Belgium increases IoT coverage with new deployment
Local telco Proximus has selected Kerlink for the deployment of 800 stations
French firm Kerlink has obtained a contract to provide Belgian telecommunications company Proximus with 800 additional stations for the latter’s LoRaWAN IoT network in Belgium.
This new contract follows Proximus’s deployment of a LoRaWAN IoT network in 2015 with 130 Kerlink stations. Kerlink said that the rollout of the additional stations will be fully completed by the end of the year.
Targeting public network operators, Kerlink’s Wirnet iBTS Standard and Wirnet iBTS Compact stations are deployed outdoors and provide long-range and geolocation-ready connectivity.

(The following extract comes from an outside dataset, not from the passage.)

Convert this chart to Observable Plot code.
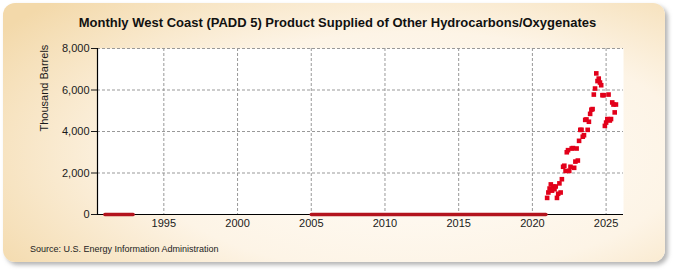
<!DOCTYPE html>
<html>
<head>
<meta charset="utf-8">
<script src="https://cdn.jsdelivr.net/npm/d3@7"></script>
<script src="https://cdn.jsdelivr.net/npm/@observablehq/plot@0.6"></script>
<style>
  html, body { margin: 0; padding: 0; background: #ffffff; }
  #wrap { position: relative; width: 675px; height: 275px; overflow: hidden; font-family: "Liberation Sans", Arial, sans-serif; }
  #panel { position: absolute; left: 3px; top: 3px; width: 662px; height: 259px; border-radius: 12px;
    background: radial-gradient(ellipse 75% 85% at 62% 58%, #fffdf9 0%, #fdf4e6 55%, #f3d9aa 100%);
    box-shadow: 3px 3px 4px rgba(120,120,120,0.55); }
  #title { position: absolute; left: 0; width: 675px; top: 15px; text-align: center; font-weight: bold; font-size: 13px; color: #111; }
  #source { position: absolute; left: 30px; top: 244px; font-size: 9px; color: #222; }
  #chart { position: absolute; left: 0; top: 0; }
</style>
</head>
<body>
<div id="wrap">
  <div id="panel"></div>
  <div id="chart"></div>
  <div id="title">Monthly West Coast (PADD 5) Product Supplied of Other Hydrocarbons/Oxygenates</div>
  <div id="source">Source: U.S. Energy Information Administration</div>
</div>
<script>
// Years in which every monthly value is zero
const zeroYears = [1991, 1992, 2005, 2006, 2007, 2008, 2009, 2010, 2011, 2012, 2013, 2014, 2015, 2016, 2017, 2018, 2019, 2020];
// Monthly values (thousand barrels), Jan..Dec
const values2021 = [800, 1060, 1250, 1450, 1150, 1350, 1220, 1350, 800, 1000, 1500, 1060];
const values2022 = [1700, 2300, 2350, 2100, 3000, 3100, 2100, 2300, 3180, 3200, 2250, 2550];
const values2023 = [3180, 2600, 3550, 4080, 4080, 3750, 3820, 4560, 4580, 4080, 4470, 4850];
const values2024 = [5050, 5080, 5780, 6070, 6800, 6430, 6550, 6360, 6230, 5750, 5750, 4270];
const values2025 = [4430, 4600, 5780, 4530, 4600, 5400, 5300, 4920, 5300];
const xTicks = [1995, 2000, 2005, 2010, 2015, 2020, 2025];
const yTicks = [0, 2000, 4000, 6000, 8000];

const zeroRows = [];
zeroYears.forEach(y => {
  for (let m = 0; m < 12; m++) zeroRows.push({t: y + m / 12, v: 0, seg: y < 2000 ? "a" : "b"});
});
const dotRows = [];
[[2021, values2021], [2022, values2022], [2023, values2023], [2024, values2024], [2025, values2025]].forEach(([y, arr]) => {
  arr.forEach((v, m) => dotRows.push({t: y + m / 12, v}));
});

const chart = Plot.plot({
  width: 675,
  height: 275,
  marginLeft: 97,
  marginRight: 52,
  marginTop: 48,
  marginBottom: 61,
  style: {background: "transparent", fontFamily: "Liberation Sans, Arial, sans-serif", fontSize: "11px", color: "#1a1a1a"},
  x: {domain: [1990.5, 2026.18]},
  y: {domain: [0, 8000]},
  marks: [
    Plot.frame({fill: "white", stroke: null}),
    Plot.gridY(yTicks.filter(d => d > 0), {stroke: "#999", strokeOpacity: 1, strokeDasharray: "3,2"}),
    Plot.gridX(xTicks, {stroke: "#999", strokeOpacity: 1, strokeDasharray: "3,2"}),
    Plot.axisY(yTicks, {tickFormat: d3.format(","), tickSize: 6, tickPadding: 2, label: null, fontSize: 11}),
    Plot.axisX(xTicks, {tickFormat: d => String(d), tickSize: 0, tickPadding: 5, label: null, fontSize: 11}),
    Plot.text(["Thousand Barrels"], {frameAnchor: "left", dx: -53, rotate: -90, fontSize: 11, fill: "#1a1a1a"}),
    Plot.ruleY([0], {stroke: "black", strokeWidth: 1.2}),
    Plot.ruleX([1990.5], {stroke: "black", strokeWidth: 1.2}),
    Plot.line(zeroRows, {x: "t", y: "v", z: "seg", stroke: "#b3141e", strokeWidth: 3.5}),
    Plot.dot(dotRows, {x: "t", y: "v", symbol: "square", r: 2.6, fill: "#e2001a", stroke: null})
  ]
});
document.getElementById("chart").appendChild(chart);
</script>
</body>
</html>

“In addition to its increasing deployment to power new networks in Europe, South Asia and South America, the Wirnet product range readily supports cell densification and enhanced service, like geolocation or native security for remote management of gateways,” said Yann Bauduin, director of sales for operators at Kerlink.
“Launching a cell-densification project in a short time after starting the deployment of our LoRaWAN network in Belgium is testimony to the positive reception and increasing use of the network by our customers,” said Alex Thomas, IoT program manager for Proximus. “We tested Kerlink’s Wirnet stations before deployment, and they demonstrated that they fully meet the expectations of users.”

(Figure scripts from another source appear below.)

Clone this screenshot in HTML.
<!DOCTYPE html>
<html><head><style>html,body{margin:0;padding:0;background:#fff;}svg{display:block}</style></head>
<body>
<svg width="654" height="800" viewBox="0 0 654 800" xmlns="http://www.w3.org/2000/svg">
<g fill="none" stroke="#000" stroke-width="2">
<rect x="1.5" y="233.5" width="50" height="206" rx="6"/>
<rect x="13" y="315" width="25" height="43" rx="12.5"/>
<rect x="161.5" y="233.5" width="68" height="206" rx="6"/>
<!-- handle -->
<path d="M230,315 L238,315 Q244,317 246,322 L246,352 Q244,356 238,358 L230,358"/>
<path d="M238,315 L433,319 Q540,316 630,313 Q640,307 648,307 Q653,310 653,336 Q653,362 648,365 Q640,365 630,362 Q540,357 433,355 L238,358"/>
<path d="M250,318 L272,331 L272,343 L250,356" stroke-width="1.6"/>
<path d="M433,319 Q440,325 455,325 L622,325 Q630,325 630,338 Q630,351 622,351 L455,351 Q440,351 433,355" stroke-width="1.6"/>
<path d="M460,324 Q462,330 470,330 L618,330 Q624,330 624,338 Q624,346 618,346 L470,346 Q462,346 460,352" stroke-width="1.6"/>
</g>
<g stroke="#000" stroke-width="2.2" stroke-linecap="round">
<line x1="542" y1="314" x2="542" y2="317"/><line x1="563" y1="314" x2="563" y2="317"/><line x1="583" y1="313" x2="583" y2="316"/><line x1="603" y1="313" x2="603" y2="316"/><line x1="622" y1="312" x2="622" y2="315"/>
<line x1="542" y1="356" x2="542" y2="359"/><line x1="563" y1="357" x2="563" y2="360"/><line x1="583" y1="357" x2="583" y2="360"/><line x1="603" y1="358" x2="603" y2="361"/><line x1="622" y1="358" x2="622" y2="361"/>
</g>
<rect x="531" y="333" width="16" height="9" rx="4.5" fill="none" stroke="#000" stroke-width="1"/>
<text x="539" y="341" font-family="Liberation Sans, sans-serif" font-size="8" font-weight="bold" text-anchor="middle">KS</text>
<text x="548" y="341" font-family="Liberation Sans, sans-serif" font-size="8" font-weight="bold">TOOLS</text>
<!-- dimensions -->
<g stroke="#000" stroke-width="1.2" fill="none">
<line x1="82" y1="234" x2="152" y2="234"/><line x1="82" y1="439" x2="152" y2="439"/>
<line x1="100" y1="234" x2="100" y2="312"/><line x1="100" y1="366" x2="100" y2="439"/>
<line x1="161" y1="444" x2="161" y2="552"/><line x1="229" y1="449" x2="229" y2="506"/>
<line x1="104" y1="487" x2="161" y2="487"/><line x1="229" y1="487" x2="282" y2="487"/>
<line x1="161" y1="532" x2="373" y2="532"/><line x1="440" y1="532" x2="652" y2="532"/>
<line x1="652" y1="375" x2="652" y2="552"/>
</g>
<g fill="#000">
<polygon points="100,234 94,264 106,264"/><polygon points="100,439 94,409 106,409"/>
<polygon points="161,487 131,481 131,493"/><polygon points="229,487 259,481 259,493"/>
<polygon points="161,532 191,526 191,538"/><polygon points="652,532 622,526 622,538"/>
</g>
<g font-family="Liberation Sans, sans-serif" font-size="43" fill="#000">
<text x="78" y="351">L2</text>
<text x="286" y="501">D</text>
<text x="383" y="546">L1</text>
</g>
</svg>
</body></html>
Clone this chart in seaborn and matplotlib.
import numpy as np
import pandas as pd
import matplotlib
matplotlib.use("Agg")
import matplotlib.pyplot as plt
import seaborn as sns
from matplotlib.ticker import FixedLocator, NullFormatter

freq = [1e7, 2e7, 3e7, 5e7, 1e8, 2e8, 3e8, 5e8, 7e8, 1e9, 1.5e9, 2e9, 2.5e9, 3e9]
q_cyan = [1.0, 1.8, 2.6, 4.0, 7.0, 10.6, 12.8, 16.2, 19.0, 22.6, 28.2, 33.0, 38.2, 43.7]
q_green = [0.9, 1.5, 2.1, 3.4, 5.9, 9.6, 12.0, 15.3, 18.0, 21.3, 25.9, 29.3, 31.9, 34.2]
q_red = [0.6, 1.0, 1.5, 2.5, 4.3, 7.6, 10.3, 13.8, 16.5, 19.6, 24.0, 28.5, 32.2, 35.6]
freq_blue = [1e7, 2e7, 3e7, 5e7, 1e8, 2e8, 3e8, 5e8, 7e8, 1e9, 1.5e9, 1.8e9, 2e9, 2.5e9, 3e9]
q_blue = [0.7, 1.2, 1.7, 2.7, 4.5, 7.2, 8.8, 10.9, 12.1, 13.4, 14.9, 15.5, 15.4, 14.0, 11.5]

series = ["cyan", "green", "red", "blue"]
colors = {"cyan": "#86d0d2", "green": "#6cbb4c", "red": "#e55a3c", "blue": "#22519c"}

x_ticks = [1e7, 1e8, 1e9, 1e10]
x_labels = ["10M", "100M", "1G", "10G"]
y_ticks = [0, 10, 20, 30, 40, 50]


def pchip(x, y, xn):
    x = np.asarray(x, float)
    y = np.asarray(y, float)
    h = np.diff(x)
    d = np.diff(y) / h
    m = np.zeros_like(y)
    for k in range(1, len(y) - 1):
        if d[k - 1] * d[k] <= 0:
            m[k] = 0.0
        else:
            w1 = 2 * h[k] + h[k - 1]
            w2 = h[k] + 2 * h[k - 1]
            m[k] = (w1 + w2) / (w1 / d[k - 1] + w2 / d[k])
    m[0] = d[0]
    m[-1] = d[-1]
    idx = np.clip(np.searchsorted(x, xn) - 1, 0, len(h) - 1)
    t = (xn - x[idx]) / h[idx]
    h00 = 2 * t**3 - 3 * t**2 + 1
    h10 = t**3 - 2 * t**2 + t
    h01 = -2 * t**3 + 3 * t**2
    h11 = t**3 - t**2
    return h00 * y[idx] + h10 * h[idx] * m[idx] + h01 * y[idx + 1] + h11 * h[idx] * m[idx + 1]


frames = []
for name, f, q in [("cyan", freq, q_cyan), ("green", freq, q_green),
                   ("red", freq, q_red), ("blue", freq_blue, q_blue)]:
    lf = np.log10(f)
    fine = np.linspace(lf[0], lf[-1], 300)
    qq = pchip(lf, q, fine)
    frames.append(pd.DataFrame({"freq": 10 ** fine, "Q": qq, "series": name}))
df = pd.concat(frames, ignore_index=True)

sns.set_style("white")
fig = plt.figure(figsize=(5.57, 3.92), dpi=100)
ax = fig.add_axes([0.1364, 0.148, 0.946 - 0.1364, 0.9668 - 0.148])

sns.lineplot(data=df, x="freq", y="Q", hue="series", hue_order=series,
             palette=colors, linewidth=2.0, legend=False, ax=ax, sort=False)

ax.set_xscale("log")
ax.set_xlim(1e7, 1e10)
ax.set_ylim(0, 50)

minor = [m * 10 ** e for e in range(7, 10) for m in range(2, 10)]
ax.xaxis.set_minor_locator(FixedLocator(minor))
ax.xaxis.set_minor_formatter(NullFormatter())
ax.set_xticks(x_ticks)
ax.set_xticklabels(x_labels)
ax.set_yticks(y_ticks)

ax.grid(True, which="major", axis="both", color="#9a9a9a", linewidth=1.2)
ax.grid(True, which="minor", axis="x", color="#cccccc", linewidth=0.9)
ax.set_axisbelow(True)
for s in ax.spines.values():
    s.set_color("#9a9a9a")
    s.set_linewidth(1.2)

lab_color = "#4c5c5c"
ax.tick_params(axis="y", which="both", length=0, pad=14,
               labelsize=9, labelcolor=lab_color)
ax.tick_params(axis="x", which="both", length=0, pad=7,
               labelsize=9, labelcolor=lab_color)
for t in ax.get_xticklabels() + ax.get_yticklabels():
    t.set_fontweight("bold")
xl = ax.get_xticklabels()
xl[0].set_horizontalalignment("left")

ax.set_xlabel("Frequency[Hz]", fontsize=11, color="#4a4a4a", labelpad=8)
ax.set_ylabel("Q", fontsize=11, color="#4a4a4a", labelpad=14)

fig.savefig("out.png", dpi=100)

“This new IoT network has already stimulated innovations and opened the door to new business models. This is the case for some interesting applications we support today, like measuring the fullness of glass containers in order to optimize pick-up routes and enhance customer experience. In addition, we launched a project with the biggest gas supplier in Belgium, where we will monitor the gas tanks of people in their homes, to improve the service they can offer to their end-customers,” Joke Tisaun, Proximus IoT product manager, said.

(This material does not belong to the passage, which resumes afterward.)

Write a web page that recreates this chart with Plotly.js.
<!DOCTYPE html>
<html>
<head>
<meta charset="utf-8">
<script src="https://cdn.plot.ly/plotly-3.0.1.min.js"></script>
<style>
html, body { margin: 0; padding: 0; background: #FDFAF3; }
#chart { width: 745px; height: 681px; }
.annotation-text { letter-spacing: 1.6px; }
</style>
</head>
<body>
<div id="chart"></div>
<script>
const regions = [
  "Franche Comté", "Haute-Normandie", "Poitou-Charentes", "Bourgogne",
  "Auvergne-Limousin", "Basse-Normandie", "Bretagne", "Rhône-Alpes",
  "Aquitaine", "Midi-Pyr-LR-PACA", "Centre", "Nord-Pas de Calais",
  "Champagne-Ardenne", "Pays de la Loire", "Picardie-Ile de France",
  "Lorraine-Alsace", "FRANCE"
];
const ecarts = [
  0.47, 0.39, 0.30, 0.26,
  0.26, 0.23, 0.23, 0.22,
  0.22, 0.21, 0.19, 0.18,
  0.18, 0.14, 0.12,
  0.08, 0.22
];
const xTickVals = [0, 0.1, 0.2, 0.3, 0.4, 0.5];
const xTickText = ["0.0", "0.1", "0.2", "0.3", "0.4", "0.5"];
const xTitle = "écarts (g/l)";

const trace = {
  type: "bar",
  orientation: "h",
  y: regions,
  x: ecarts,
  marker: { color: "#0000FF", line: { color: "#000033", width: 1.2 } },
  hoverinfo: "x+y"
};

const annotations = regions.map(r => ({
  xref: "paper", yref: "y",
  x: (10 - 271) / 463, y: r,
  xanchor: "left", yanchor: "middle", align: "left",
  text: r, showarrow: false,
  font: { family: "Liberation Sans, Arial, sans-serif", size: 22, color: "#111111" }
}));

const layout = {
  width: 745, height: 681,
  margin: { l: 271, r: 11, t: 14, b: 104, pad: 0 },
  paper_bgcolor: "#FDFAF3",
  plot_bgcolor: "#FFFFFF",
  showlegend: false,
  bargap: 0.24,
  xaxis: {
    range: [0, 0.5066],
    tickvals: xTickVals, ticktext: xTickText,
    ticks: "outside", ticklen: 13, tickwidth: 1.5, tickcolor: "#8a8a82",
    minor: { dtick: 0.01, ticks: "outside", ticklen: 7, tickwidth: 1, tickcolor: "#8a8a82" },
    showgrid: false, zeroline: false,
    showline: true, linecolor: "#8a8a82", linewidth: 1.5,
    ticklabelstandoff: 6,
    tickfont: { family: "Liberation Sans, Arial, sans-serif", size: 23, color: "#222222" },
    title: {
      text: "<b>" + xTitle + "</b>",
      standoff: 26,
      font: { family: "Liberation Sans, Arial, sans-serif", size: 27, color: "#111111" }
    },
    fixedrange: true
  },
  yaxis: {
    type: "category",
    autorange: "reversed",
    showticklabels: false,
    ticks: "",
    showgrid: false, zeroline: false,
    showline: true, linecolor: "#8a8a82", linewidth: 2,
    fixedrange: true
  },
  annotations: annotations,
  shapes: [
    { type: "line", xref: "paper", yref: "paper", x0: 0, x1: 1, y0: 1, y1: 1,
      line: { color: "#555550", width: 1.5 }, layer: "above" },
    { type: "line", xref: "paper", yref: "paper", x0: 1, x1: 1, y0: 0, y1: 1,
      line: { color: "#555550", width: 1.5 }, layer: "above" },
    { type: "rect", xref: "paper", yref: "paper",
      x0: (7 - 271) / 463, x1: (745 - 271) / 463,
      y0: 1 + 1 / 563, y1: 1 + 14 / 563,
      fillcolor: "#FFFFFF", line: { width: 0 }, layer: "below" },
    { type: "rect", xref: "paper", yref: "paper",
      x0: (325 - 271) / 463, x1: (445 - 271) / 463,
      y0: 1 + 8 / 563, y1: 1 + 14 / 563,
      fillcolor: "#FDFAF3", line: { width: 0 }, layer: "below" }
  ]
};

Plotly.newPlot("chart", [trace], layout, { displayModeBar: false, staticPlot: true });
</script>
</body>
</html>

The Belgian telco also recently showcased a solution for industry environments to record energy information required for energy optimization. “For that purpose, sensors monitor the temperature, humidity, light and opening of doors, and send this information, almost in real-time. This ensures higher reliability, and improves management efficiency,” Tisaun said.
Other operators in Belgium are also in process to deploy IoT networks across the country. Earlier this month, Orange Belgium announced the availability of narrowband-IoT (NB-IoT) and LTE-M technologies on the whole Belgian territory, reaching nationwide coverage both indoors and outdoors.
Orange Belgium also said that it is currently using its mobile IoT network together with the Flemish government for a project with connected bikes in collaboration with its partners Huawei and Sensinxs. The telco said that IMEC is also testing a smart plug project as part of Antwerp’s City of Things program. Orange has also teamed up with CommuniThings for smart parking solutions.
Orange highlighted that the mobile IoT technologies bring a different approach to LPWA technologies. Apart from the extended battery life and the minimal cost of the radio modules, NB-IoT and LTE-M also enable full bidirectional communication between the object and the network allowing firmware software updates over the air, the telco said.